Again, there's nothing wrong with lexically scoped variables;
indeed, they are _standard_ in ordinary logical notation (to
the limited extent that anything is standard in mathematics).
We only really need name decoration schemes when we _want_ to
refer to multiple states of the 'same' thing at once, and of
course _that_ interferes with the uniqueness of reference that
implementation using destructive update depends on.

2.	Combinators.

For example, suppose I have two ordinary functions

f :: b -> c			// a, b, c are type variables
g :: a -> b			// in Clean, use 'a 'b 'c in ML.

I can compose them using

(o) infixr 9 :: (b -> c) (a -> b) a -> c
(o) f g x = f (g x)

Similarly, if I have two 'functions' that mutate a random number
generator

f :: b RNG_State -> (c, RNG_State)
g :: a RNG_State -> (b, RNG_State)

I can compose them using

(compose) infixr 9 ::
(b RNG_State -> (c, RNG_State))
(a RNG_State -> (b, RNG_State)) ->
(a RNG_State -> (c, RNG_State))
(compose) f g x s0 = let (y,s1) = g x s0 in f y s1

Now I can chain together as many functions as I want:
f compose g compose h
isn't any harder to write than
f o g o h

all that kind of stuff, without any _syntactic_ extensions at all.

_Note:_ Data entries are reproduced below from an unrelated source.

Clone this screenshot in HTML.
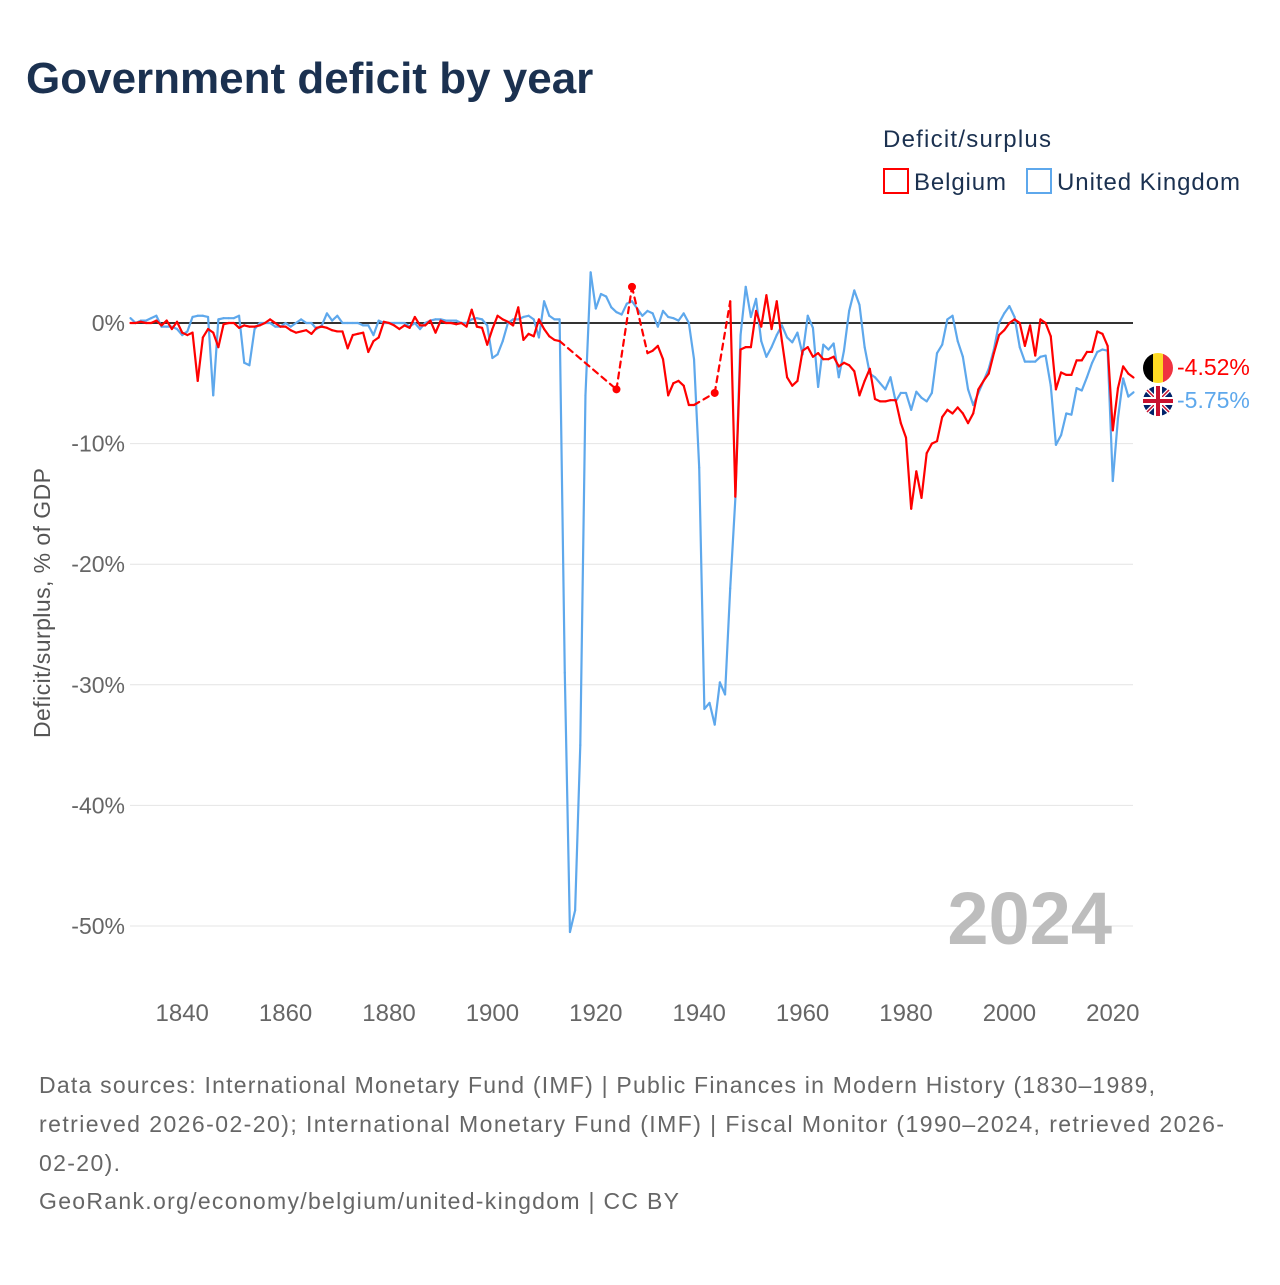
<!DOCTYPE html>
<html><head><meta charset="utf-8"><style>
body{margin:0;background:#fff;width:1280px;height:1280px;overflow:hidden;font-family:"Liberation Sans",sans-serif}
</style></head><body>
<svg width="1280" height="1280" viewBox="0 0 1280 1280" id="svg" font-family="'Liberation Sans', sans-serif">
<text x="26" y="93" font-size="44" font-weight="bold" fill="#1b3150">Government deficit by year</text>
<text x="883" y="147" font-size="24" fill="#1b3150" textLength="168">Deficit/surplus</text>
<g><rect x="884" y="169" width="24" height="24" fill="#fff" stroke="#f00" stroke-width="2"/><text x="914" y="190" font-size="24" fill="#1b3150" textLength="92">Belgium</text></g>
<g><rect x="1027" y="169" width="24" height="24" fill="#fff" stroke="#5ea8ec" stroke-width="2"/><text x="1057" y="190" font-size="24" fill="#1b3150" textLength="183">United Kingdom</text></g>
<text transform="translate(50,603) rotate(-90)" text-anchor="middle" font-size="23" fill="#555" textLength="270">Deficit/surplus, % of GDP</text>
<g id="grid"></g><g id="yticks"></g><g id="xticks"></g>
<text x="1112" y="944" text-anchor="end" font-size="74" font-weight="bold" fill="#bdbdbd">2024</text>
<g id="series"></g>
<g font-size="23" fill="#666">
<text x="39" y="1093" textLength="1116">Data sources: International Monetary Fund (IMF) | Public Finances in Modern History (1830–1989,</text>
<text x="39" y="1132" textLength="1185">retrieved 2026-02-20); International Monetary Fund (IMF) | Fiscal Monitor (1990–2024, retrieved 2026-</text>
<text x="39" y="1171" textLength="81">02-20).</text>
<text x="39" y="1209" textLength="640">GeoRank.org/economy/belgium/united-kingdom | CC BY</text>
</g>
</svg>
<script>
const startYear=1830;
const ukValues=[0.4,0,0.2,0.2,0.4,0.6,-0.3,-0.3,-0.3,-0.5,-1,-0.7,0.5,0.6,0.6,0.5,-6,0.3,0.4,0.4,0.4,0.6,-3.3,-3.5,-0.5,0,0,0,-0.3,-0.3,
0,-0.3,0,0.3,0,0,-0.5,-0.2,0.8,0.2,0.6,0,0,0,0,-0.2,-0.2,-1,0.2,0,
0,0,0,0,-0.3,0,-0.5,0,0.2,0.3,0.3,0.2,0.2,0.2,0,0,0.3,0.4,0.3,-0.2,
-2.9,-2.6,-1.5,0,0.3,0.3,0.5,0.6,0.3,-1.2,1.8,0.6,0.3,0.3,-29,-50.5,-48.7,-35,-6,4.2,
1.2,2.4,2.2,1.3,0.9,0.7,1.6,1.8,1.2,0.6,1,0.8,-0.3,1,0.5,0.4,0.2,0.8,0,-3,
-12,-32,-31.5,-33.3,-29.8,-30.8,-22,-14.5,-1,3,0.5,2,-1.5,-2.8,-2,-1,-0.2,-1.2,-1.6,-0.8,
-2.6,0.6,-0.4,-5.3,-1.8,-2.2,-1.7,-4.5,-2.3,1,2.7,1.5,-2,-4.2,-4.5,-5,-5.5,-4.5,-6.5,-5.8,
-5.8,-7.2,-5.7,-6.2,-6.5,-5.8,-2.5,-1.8,0.3,0.6,-1.5,-2.8,-5.5,-6.8,-5.8,-4.8,-3.8,-2.2,0,0.8,
1.4,0.5,-2,-3.2,-3.2,-3.2,-2.8,-2.7,-5.2,-10.1,-9.3,-7.5,-7.6,-5.4,-5.6,-4.5,-3.3,-2.4,-2.2,-2.3,
-13.1,-7.9,-4.6,-6.1,-5.75];
const beValues=[0,0,0.1,0,0,0.2,-0.2,0.2,-0.5,0.1,-0.8,-1,-0.8,-4.8,-1.2,-0.5,-0.8,-2,-0.1,0,
0,-0.4,-0.2,-0.3,-0.3,-0.2,0,0.3,0,-0.3,-0.3,-0.6,-0.8,-0.7,-0.6,-0.9,-0.4,-0.3,-0.4,-0.6,
-0.7,-0.7,-2.1,-1,-0.9,-0.8,-2.4,-1.5,-1.2,0.1,0,-0.2,-0.5,-0.2,-0.4,0.5,-0.2,-0.2,0.2,-0.8,
0.2,0,0,-0.1,0,-0.3,1.1,-0.3,-0.4,-1.8,-0.5,0.6,0.3,0.1,-0.2,1.3,-1.4,-0.9,-1.1,0.3,
-0.5,-1.1,-1.4,-1.5,null,null,null,null,null,null,null,null,null,null,-5.5,null,null,3,null,null,
-2.5,-2.3,-1.9,-3,-6,-5,-4.8,-5.2,-6.8,-6.8,null,null,null,-5.8,null,null,1.8,-14.4,-2.2,-2,
-2,1,-0.3,2.3,-0.5,1.8,-1.5,-4.5,-5.2,-4.8,-2.3,-2,-2.8,-2.5,-3,-3,-2.8,-3.6,-3.3,-3.5,
-4,-6,-4.8,-3.8,-6.3,-6.5,-6.5,-6.4,-6.4,-8.3,-9.5,-15.4,-12.3,-14.5,-10.8,-10,-9.8,-7.8,-7.2,-7.5,
-7,-7.5,-8.3,-7.5,-5.5,-4.8,-4.2,-2.5,-1,-0.6,0,0.3,0,-1.9,-0.2,-2.7,0.3,0,-1.1,-5.5,
-4.1,-4.3,-4.3,-3.1,-3.1,-2.4,-2.4,-0.7,-0.9,-1.9,-8.9,-5.4,-3.6,-4.2,-4.52];
const yTicks=[0,-10,-20,-30,-40,-50];
const xTicks=[1840,1860,1880,1900,1920,1940,1960,1980,2000,2020];
const NS='http://www.w3.org/2000/svg';
function X(y){return 130.5+(y-1830)*5.17;}
function Y(v){return 323-v*12.06;}
function mk(tag,attrs,parent){const e=document.createElementNS(NS,tag);for(const k in attrs)e.setAttribute(k,attrs[k]);parent.appendChild(e);return e;}
const grid=document.getElementById('grid'),yt=document.getElementById('yticks'),xt=document.getElementById('xticks'),ser=document.getElementById('series');
yTicks.forEach(v=>{
  if(v!==0){const l=mk('line',{x1:130,x2:1133,y1:Y(v),y2:Y(v),stroke:'#e4e4e4','stroke-width':1},grid);
  
  }
  const t=mk('text',{x:125,y:Y(v)+8,'text-anchor':'end','font-size':23,fill:'#666'},yt);t.textContent=v+'%';
  
  
});
xTicks.forEach(y=>{
  const t=mk('text',{x:X(y),y:1021,'text-anchor':'middle','font-size':24,fill:'#666'},xt);t.textContent=y;
  
  
});
function draw(vals,color,name){
  const g=mk('g',{},ser);
  
  
  let prev=null;
  for(let i=0;i<vals.length;i++){
    if(vals[i]===null)continue;
    if(prev!==null){
      const dashed=(i-prev)>1;
      const l=mk('line',{x1:X(startYear+prev),y1:Y(vals[prev]),x2:X(startYear+i),y2:Y(vals[i]),stroke:color,'stroke-width':2.2,'stroke-linecap':'round'},g);
      if(dashed)l.setAttribute('stroke-dasharray','6,5');
      
      
    }
    const isolated=(i===0||vals[i-1]===null)&&(i===vals.length-1||vals[i+1]===null);
    if(isolated){const c=mk('circle',{cx:X(startYear+i),cy:Y(vals[i]),r:4,fill:color},g);
      
      }
    prev=i;
  }
}
mk('line',{x1:130,x2:1133,y1:Y(0),y2:Y(0),stroke:'#333','stroke-width':2},ser);
draw(ukValues,'#5ea8ec','uk');
draw(beValues,'#ff0000','belgium');
const be=beValues[beValues.length-1],uk=ukValues[ukValues.length-1];
const fb=mk('g',{},ser);


const cp=mk('clipPath',{id:'cb'},fb);
mk('circle',{cx:1158,cy:368,r:15},cp);
const gb=mk('g',{'clip-path':'url(#cb)'},fb);
mk('rect',{x:1143,y:353,width:10,height:30,fill:'#000'},gb);
mk('rect',{x:1153,y:353,width:10,height:30,fill:'#fdda24'},gb);
mk('rect',{x:1163,y:353,width:10,height:30,fill:'#ef3340'},gb);
const fu=mk('g',{},ser);


mk('circle',{cx:1158,cy:401,r:15,fill:'#012169'},fu);
mk('line',{x1:1147,y1:390,x2:1169,y2:412,stroke:'#fff','stroke-width':4},fu);
mk('line',{x1:1169,y1:390,x2:1147,y2:412,stroke:'#fff','stroke-width':4},fu);
mk('line',{x1:1147,y1:390,x2:1169,y2:412,stroke:'#c8102e','stroke-width':1.5},fu);
mk('line',{x1:1169,y1:390,x2:1147,y2:412,stroke:'#c8102e','stroke-width':1.5},fu);
mk('rect',{x:1143,y:397,width:30,height:8,fill:'#fff'},fu);
mk('rect',{x:1154,y:386,width:8,height:30,fill:'#fff'},fu);
mk('rect',{x:1143,y:399,width:30,height:4,fill:'#c8102e'},fu);
mk('rect',{x:1156,y:386,width:4,height:30,fill:'#c8102e'},fu);
const tb=mk('text',{x:1177,y:375,'font-size':23,fill:'#f00'},ser);tb.textContent=be.toFixed(2)+'%';


const tu=mk('text',{x:1177,y:408,'font-size':23,fill:'#5ea8ec'},ser);tu.textContent=uk.toFixed(2)+'%';


</script>
</body></html>
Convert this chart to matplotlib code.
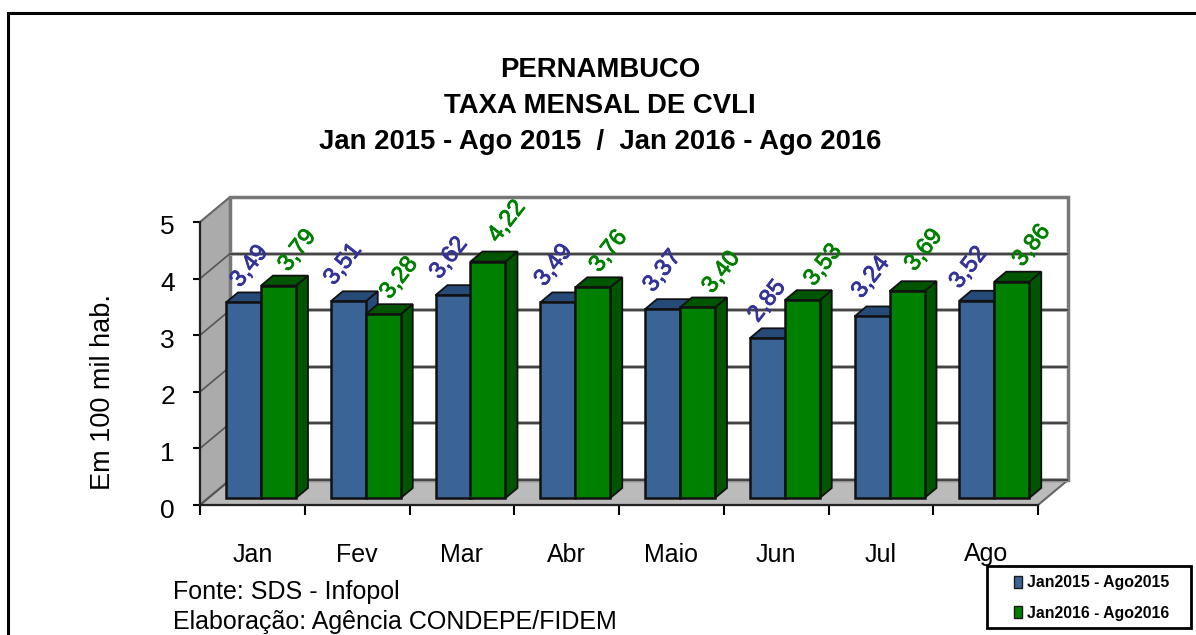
import matplotlib
matplotlib.use('Agg')
import matplotlib.pyplot as plt
from matplotlib.patches import Rectangle, Polygon, Patch
from matplotlib.transforms import Affine2D
import matplotlib.patheffects as pe

plt.rcParams['font.family'] = ['Liberation Sans', 'DejaVu Sans']

# Dados
meses = ['Jan', 'Fev', 'Mar', 'Abr', 'Maio', 'Jun', 'Jul', 'Ago']
taxa_2015 = [3.49, 3.51, 3.62, 3.49, 3.37, 2.85, 3.24, 3.52]
taxa_2016 = [3.79, 3.28, 4.22, 3.76, 3.40, 3.53, 3.69, 3.86]
serie_2015 = 'Jan2015 - Ago2015'
serie_2016 = 'Jan2016 - Ago2016'
yticks = [0, 1, 2, 3, 4, 5]
titulo = 'PERNAMBUCO\nTAXA MENSAL DE CVLI\nJan 2015 - Ago 2015  /  Jan 2016 - Ago 2016'
fonte = 'Fonte: SDS - Infopol'
elaboracao = 'Elaboração: Agência CONDEPE/FIDEM'

W, H = 1196, 635
AZUL, AZUL_ESC = '#3A6496', '#264B78'
VERDE, VERDE_ESC = '#008000', '#005500'
COR_AZUL_TXT = '#333399'

# deslocamento dos rotulos em relacao ao topo da barra, em pixels
ajuste_azul_x = [6, -5, -4, -4, 0, 0, -1, -8]
ajuste_azul_y = [36, 37, 37, 37, 38, 37, 39, 33]
ajuste_verde_x = [19, 16, 19, 16, 24, 21, 17, 20]
ajuste_verde_y = [35, 36, 40, 36, 35, 35, 41, 36]

fig = plt.figure(figsize=(W / 100, H / 100), dpi=100, facecolor='white')


# converte pixels da imagem para fracao da figura
def fx(px):
    return px / W


def fy(py):
    return 1 - py / H


ax = fig.add_axes([fx(200), fy(505), fx(838), (505 - 222) / H])
ax.set_xlim(0, len(meses))
ax.set_ylim(0, 5)
ax.patch.set_visible(False)

# escala em pixels de cada eixo
sx = 838 / len(meses)
sy = 283 / 5
dx, dy = 30 / sx, 25 / sy        # profundidade do grafico
bar_w = 35 / sx
bar_dx, bar_dy = 12 / sx, 10 / sy
base = 7 / sy
inicio = 26 / sx
n = len(meses)
top = yticks[-1]

# paredes e piso
ax.add_patch(Polygon([(0, 0), (dx, dy), (dx, top + dy), (0, top)], closed=True,
                     facecolor='#ABABAB', edgecolor='#666666', lw=1.5, clip_on=False, zorder=1))
ax.add_patch(Polygon([(0, 0), (n, 0), (n + dx, dy), (dx, dy)], closed=True,
                     facecolor='#BBBBBB', edgecolor='#666666', lw=1.5, clip_on=False, zorder=1))
ax.add_patch(Rectangle((dx, dy), n, top, facecolor='white', edgecolor='#777777',
                       lw=2.5, clip_on=False, zorder=1))

# linhas de grade na parede de fundo e na lateral
for v in yticks[:-1]:
    ax.plot([dx, n + dx], [v + dy, v + dy], color='#999999', lw=2.6, clip_on=False, zorder=1.1,
            solid_capstyle='butt')
    ax.plot([dx, n + dx], [v + dy, v + dy], color='#333333', lw=1.2, clip_on=False, zorder=1.2,
            solid_capstyle='butt')
    ax.plot([0, dx], [v, v + dy], color='#555555', lw=1.2, clip_on=False, zorder=1.2)


def barra(x, v, cor, cor_esc, z):
    v = v * 0.99
    h = base + v
    # lateral e topo
    ax.add_patch(Polygon([(x + bar_w, base), (x + bar_w + bar_dx, base + bar_dy),
                          (x + bar_w + bar_dx, h + bar_dy), (x + bar_w, h)], closed=True,
                         facecolor=cor_esc, edgecolor='#111111', lw=1.3, clip_on=False, zorder=z))
    ax.add_patch(Polygon([(x, h), (x + bar_dx, h + bar_dy), (x + bar_w + bar_dx, h + bar_dy),
                          (x + bar_w, h)], closed=True,
                         facecolor=cor_esc, edgecolor='#111111', lw=1.3, clip_on=False, zorder=z))
    ax.bar(x, v, width=bar_w, bottom=base, align='edge', color=cor, edgecolor='#111111',
           lw=1.8, clip_on=False, zorder=z)
    return h


for i in range(n):
    x1 = i + inicio
    x2 = x1 + bar_w
    h1 = barra(x1, taxa_2015[i], AZUL, AZUL_ESC, 2 + i)
    h2 = barra(x2, taxa_2016[i], VERDE, VERDE_ESC, 2.5 + i)
    # rotulos de dados inclinados
    t1 = ax.annotate(f'{taxa_2015[i]:.2f}'.replace('.', ','), (x1 + bar_w / 2, h1),
                     xytext=(ajuste_azul_x[i] * 0.72, ajuste_azul_y[i] * 0.72),
                     textcoords='offset points',
                     rotation=52, ha='center', va='center', rotation_mode='anchor',
                     fontsize=17, color=COR_AZUL_TXT, annotation_clip=False, zorder=30)
    t2 = ax.annotate(f'{taxa_2016[i]:.2f}'.replace('.', ','), (x2 + bar_w / 2, h2),
                     xytext=(ajuste_verde_x[i] * 0.72, ajuste_verde_y[i] * 0.72),
                     textcoords='offset points',
                     rotation=52, ha='center', va='center', rotation_mode='anchor',
                     fontsize=17, color=VERDE, annotation_clip=False, zorder=30)
    # o original tem tracos mais pesados
    t1.set_path_effects([pe.withStroke(linewidth=0.6, foreground=COR_AZUL_TXT)])
    t2.set_path_effects([pe.withStroke(linewidth=0.6, foreground=VERDE)])

# eixos
for s in ['top', 'right']:
    ax.spines[s].set_visible(False)
for s in ['left', 'bottom']:
    ax.spines[s].set_linewidth(1.6)
    ax.spines[s].set_color('#222222')
    ax.spines[s].set_zorder(40)
ax.set_yticks(yticks)
ax.tick_params(axis='y', labelsize=19, length=5, width=1.5, pad=13)
desce = Affine2D().translate(0, -3)
for lab in ax.get_yticklabels():
    lab.set_transform(lab.get_transform() + desce)
ax.set_xticks(range(n + 1))
ax.set_xticklabels([])
ax.tick_params(axis='x', which='major', length=7, width=1.5)
ax.set_xticks([i + 0.5 for i in range(n)], minor=True)
ax.set_xticklabels(meses, minor=True)
ax.tick_params(axis='x', which='minor', length=0, labelsize=18, pad=27)
ax.set_ylabel('Em 100 mil hab.', fontsize=19.5, y=0.4, labelpad=32)

# textos
fig.text(fx(600), fy(106), titulo, ha='center', va='center', fontsize=19.8, fontweight='bold',
         linespacing=1.5)
fig.text(fx(173), fy(592), fonte, ha='left', va='center', fontsize=18)
fig.text(fx(173), fy(622), elaboracao, ha='left', va='center', fontsize=18)

# moldura externa: so topo e esquerda, o resto fica fora da imagem
fig.add_artist(Rectangle((fx(8), fy(H + 20)), fx(W + 20 - 8), (H + 20 - 13) / H, fill=False,
                         edgecolor='black', lw=2.2, transform=fig.transFigure, zorder=1))

# legenda
fig.add_artist(Rectangle((fx(987), fy(628)), fx(204), 62 / H, facecolor='white',
                         edgecolor='black', lw=2, transform=fig.transFigure, zorder=2))
handles = [Patch(facecolor=AZUL, edgecolor='#1A1A1A', label=serie_2015),
           Patch(facecolor=VERDE, edgecolor='#1A1A1A', label=serie_2016)]
fig.legend(handles=handles, loc='center left', bbox_to_anchor=(fx(1014), fy(598)), frameon=False,
           prop={'size': 11.4, 'weight': 'bold'}, handlelength=0.5, handleheight=0.8,
           handletextpad=0.3, labelspacing=0.95, borderpad=0, borderaxespad=0)

fig.savefig('out.png', dpi=100)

3.  What-you-see-is-not-what-the-compiler-has-to-do.

There's a certain amount of _syntactic_ clumsiness in passing
back pairs and triples, and there's this subliminal feeling
that all of these tuples will actually be _constructed_ and
that doing so will waste space and time.  It's enough to make
anyone long for Prolog/Mercury syntax, where passing back
multiple results is so clean, so simple.

But functional language compilers do strange and wonderful
things.  If a compiler _knows_ that function f always returns
an N-tuple, it can instead compile it so that the elements of
the tuple are left in N 'result registers'.  Calls that don't
extract the elements can have a boxing step inserted, or the
compiler can generate two copies of the function.  I suppose
we could call this technique 'untupling'.

The Mercury compiler knows just as much about the programs it
is compiling as the average functional language compiler.  And
if it doesn't already do some kinds of untupling, it will
eventually have to.  Just at the moment, I've got functional
syntax paged in, so I'll stick with that.  Consider two types:

:: Date = MkDate {yr::Int, mo::Int, dy::Int}
:: Person = MkPerson {name::String, birth::Date}

In typical Prolog implementations,
a person(Name,date(Yr,Mo,Dy)) term would consist of two separate
linked records, requiring 7 words.  Accessing someone's birth
year, X = person(_,date(Y,_,_)) requires traversing an extra
pointer.  I'm sure Mercury can turn this into the equivalent of
C's "Y = X->name->yr" without breathing hard.  With the type
information to hand, a functional language compiler can store
the date record directly inside the person record (which also
requires that the garbage collector support embedded objects,
but that's certainly doable), getting the equivalent of C's
"Y = X->name.yr", a single memory reference.  I don't know if
Mercury does this yet, but it has the information it needs; it
_could_ use this method, and if the Mercury project continues
long enough I'm sure it _will_ do this.  This is another
instance of 'untupling'.

Indeed, before assuming that packaging several state variables
into one record is going to be inefficient, it might be an idea
to try it out and see if it really is.  My expectation is that
very occasionally it _will_ be a performance problem, but in
the presence of destructive-update-based-on-uniqueness-info,
it will be as efficient as the traditional implementation of
it will _be_ that implementation, and even without destructive
update, the time may well be going somewhere else.

By the way, there was a paper not so very many decades ago, which
showed how the very carefully designed imperative language 'Euclid'
could indeed be seen quite directly as a pure functional language.
(The crucial point was that a Euclid compiler is required to enforce
a ban on aliasing.)  One of the Xerox blue-and-white reports, as I recall.